A Guide to Nachos 5.0j

Dan Hettena

Rick Cox

rick@rescomp.berkeley.edu

We have ported the Nachos instructional operating system [1] to Java, and in the process of doing so, many details changed (hopefully for the better). [2] remains an excellent resource for learning about the C++ versions of Nachos, but an update is necessary to account for the differences between the Java version and the C++ versions.

We attempt to describe Nachos 5.0j in the same way that [2] described previous versions of Nachos, except that we defer some of the details to the Javadoc-generated documentation. We do not claim any originality in this documentation, and freely offer any deserved credit to Narten.


Table of Contents
1. Nachos and the Java Port
2. Nachos Machine
3. Threads and Scheduling
4. The Nachos Simulated MIPS Machine
5. User-Level Processes

1. Nachos and the Java Port

The Nachos instructional operating system, developed at Berkeley, was first tested on guinea pig students in 1992 [1]. The authors intended it to be a simple, yet realistic, project for undergraduate operating systems classes. Nachos is now in wide use.

The original Nachos, written in a subset of C++ (with a little assembly), ran as a regular UNIX process. It simulated the hardware devices of a simple computer: it had a timer, a console, a MIPS R3000 processor, a disk, and a network link. In order to achieve reasonable performance, the operating system kernel ran natively, while user processes ran on the simulated processor. Because it was simulated, multiple Nachos instances could run on the same physical computer.

1.1. Why Java?

Despite the success of Nachos, there are good reasons to believe that it would be more useful in Java:

  • Java is much simpler than C++. It is not necessary to restrict Nachos to a subset of the language; students can understand the whole language.

  • Java is type-safe. C++ is not type-safe; it is possible for a C++ program to perform a legal operation (e.g. writing off the end of an array) such that the operation of the program can no longer be described in terms of the C++ language. This turns out to be a major problem; some project groups are unable to debug their projects within the alotted time, primarily because of bugs not at all related to operating systems concepts.

  • It is much more reasonable to machine-grade a Java project than a C++ project.

  • Many undergraduate data structures classes, including the one at Berkeley, now use Java, not C++; students know Java well.

  • Java is relatively portable. Nachos 4.0 uses unportable assembly to support multithreading. Adding a new target to Nachos 4.0 required writing a bit of additional code for the port.

1.2. Will it work?

One of the first concerns many people have about Java is its speed. It is an undebatable fact that Java programs run slower than their C++ equivalents. This statement can be misleading, though:

  • Compiling is a significant part of the Nachos 4.0 debug cycle. Because javac compiles as much as it can everytime it is invoked, Nachos 5.0j actually compiles faster than Nachos 4.0 (running on a local disk partition with no optimizations enabled).

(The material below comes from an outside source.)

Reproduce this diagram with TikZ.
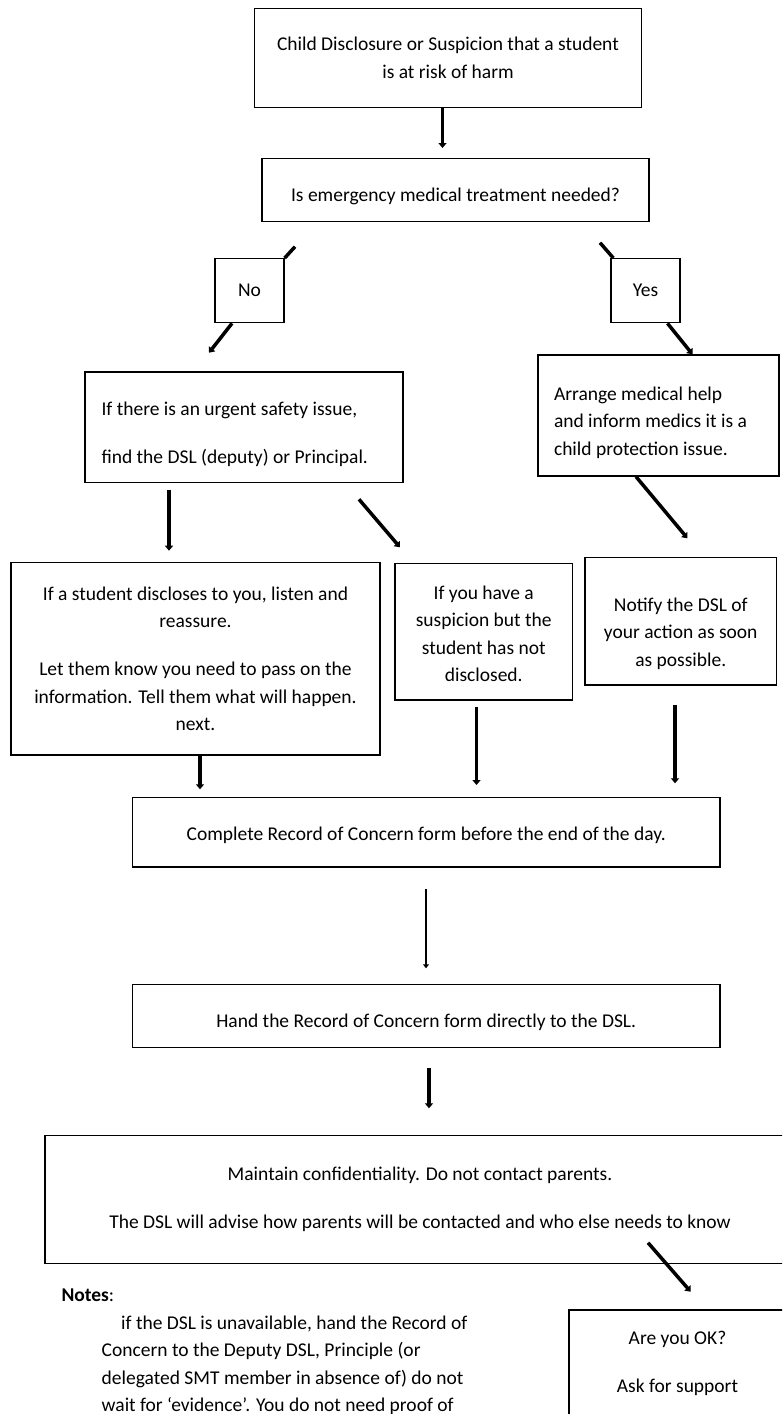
\documentclass[tikz,border=0pt]{standalone}
\usepackage{fontspec}
\setmainfont{Carlito}
\usetikzlibrary{
    positioning,   % Relative positioning
    arrows.meta    % Modern arrow tips
}
\newcommand\flowfont{\fontsize{19.5}{27.5}\selectfont}
% pushes the text of a box down a little
\newcommand\padtop[1]{\rule{0pt}{\dimexpr 0.72em+#1\relax}}

\begin{document}
\begin{tikzpicture}[x=1pt, y=-1pt,
    box/.style={draw, line width=1.3pt, inner sep=0pt, align=center, font=\flowfont},
    arr/.style={line width=3.5pt, -{Triangle[width=8pt,length=5pt]}},
    thinarr/.style={line width=2.5pt, -{Triangle[width=6pt,length=4pt]}},
    stub/.style={line width=3.5pt}]
    \path[use as bounding box, clip] (0,0) rectangle (782,1414);

    % Top of the chart
    \node[box, minimum width=386.5pt, minimum height=99pt] (start) at (448,57.8)
        {Child Disclosure or Suspicion that a student\\is at risk of harm};
    \node[box, minimum width=387pt, minimum height=63pt] (medical) at (455.5,189.8)
        {\padtop{12pt}Is emergency medical treatment needed?};
    \node[box, minimum width=69pt, minimum height=64pt] (no) at (249.5,290.7) {No};
    \node[box, minimum width=69pt, minimum height=64pt] (yes) at (645.5,290.7) {Yes};

    % No branch
    \node[box, minimum width=318pt, minimum height=110.7pt, text width=285pt, align=flush left]
        (urgent) at (244,427.3)
        {\padtop{14pt}If there is an urgent safety issue,\\[20.5pt]find the DSL (deputy) or Principal.};
    \node[box, minimum width=369pt, minimum height=192.3pt] (discloses) at (195.5,658.8)
        {If a student discloses to you, listen and\\reassure.\\[20.5pt]
         Let them know you need to pass on the\\information. Tell them what will happen.\\next.};
    \node[box, minimum width=177.5pt, minimum height=136.7pt] (suspicion) at (483.75,631.7)
        {\padtop{4pt}If you have a\\suspicion but the\\student has not\\disclosed.};

    % Yes branch
    \node[box, minimum width=241pt, minimum height=121pt, text width=209pt, align=flush left]
        (arrange) at (658.5,415.5)
        {\padtop{14pt}Arrange medical help\\and inform medics it is a\\child protection issue.};
    \node[box, minimum width=191.5pt, minimum height=127.7pt] (notify) at (680.75,621.2)
        {\padtop{24pt}Notify the DSL of\\your action as soon\\as possible.};

    % Record of Concern
    \node[box, minimum width=587.5pt, minimum height=69.3pt] (complete) at (426.25,832.3)
        {\padtop{6pt}Complete Record of Concern form before the end of the day.};
    \node[box, minimum width=587.5pt, minimum height=63pt] (hand) at (426.25,1015.8)
        {\padtop{12pt}Hand the Record of Concern form directly to the DSL.};
    \node[box, minimum width=750pt, minimum height=127.6pt] (confidential) at (420,1199.5)
        {Maintain confidentiality. Do not contact parents.\\[20.5pt]
         The DSL will advise how parents will be contacted and who else needs to know};
    \node[box, minimum width=217pt, minimum height=106pt] (support) at (677.5,1363)
        {Are you OK?\\[20.5pt]Ask for support};

    % Notes
    \node[font=\flowfont, anchor=west] (notes) at (58,1295) {\textbf{Notes}:};
    \node[font=\flowfont, align=left, anchor=north west, inner sep=0pt] (notetext) at (101.5,1315.5)
        {\hspace*{19.5pt}if the DSL is unavailable, hand the Record of\\
         Concern to the Deputy DSL, Principle (or\\
         delegated SMT member in absence of) do not\\
         wait for ‘evidence’. You do not need proof of};

    % Arrow ends
    \coordinate (t1) at (442.5,148);
    \coordinate (s2) at (295,246.7);
    \coordinate (t3) at (209,352.7);
    \coordinate (s4) at (600,242.7);
    \coordinate (s6) at (169,490);
    \coordinate (t6) at (169,550.7);
    \coordinate (s7) at (359,499.3);
    \coordinate (t7) at (400,547.3);
    \coordinate (t8) at (687.5,538.3);
    \coordinate (t9) at (200,789.3);
    \coordinate (s10) at (476.5,706.7);
    \coordinate (t10) at (476.5,785);
    \coordinate (s11) at (675,705);
    \coordinate (t11) at (675,783.3);
    \coordinate (s12) at (426,889.3);
    \coordinate (t12) at (426,968.3);
    \coordinate (s13) at (429,1068.3);
    \coordinate (t13) at (429,1108.3);
    \coordinate (s14) at (648,1242.7);
    \coordinate (t14) at (690.7,1291.7);

    % Connectors
    \draw[arr] (start.south -| t1) -- (t1);
    \draw[stub] (s2) -- (no.north east);
    \draw[arr] ([xshift=-17.5pt]no.south) -- (t3);
    \draw[stub] (s4) -- ([xshift=3pt]yes.north west);
    \draw[arr] ([xshift=22pt]yes.south) -- (arrange.north -| 692.5,0);
    \draw[arr] (s6) -- (t6);
    \draw[arr] (s7) -- (t7);
    \draw[arr] (arrange.south -| 636,0) -- (t8);
    \draw[arr] (discloses.south -| t9) -- (t9);
    \draw[arr] (s10) -- (t10);
    \draw[arr] (s11) -- (t11);
    \draw[thinarr] (s12) -- (t12);
    \draw[arr] (s13) -- (t13);
    \draw[arr] (s14) -- (t14);
\end{tikzpicture}
\end{document}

  • Generating large files on network partitions further slows down the debug cycle. Nachos 5.0j's .class files are significantly smaller than Nachos 4.0's .o files, even when compiling with -Os. This is in part due to C++ templates, which, without a smart compiler or careful management, get very big.

  • Type-safe languages are widely known to make debugging cycles more effective.

Another common concern is that writing an operating system in a type-safe language is unrealistic. In short, it is unrealistic, but not as unrealistic as you might think. Two aspects of real operating systems are lost by using Java, but neither are critical:

  • Since the JVM provides threads for Nachos 5.0j, the context switch code is no longer exposed. In Nachos 4.0, students could read the assembly code used to switch between threads. But, as mentioned above, this posed a portability problem.

  • The kernel can allocate kernel memory without releasing it; the garbage collector will release it. In Linux, this would be similar to removing all calls to kfree. This, however, is conceptually one of the simplest forms of resource allocation within the kernel (there's a lot more to Linux than kmalloc and kfree). The Nachos kernel must still directly manage the allocation of physical pages among processes, and must close files when processes exit, for example.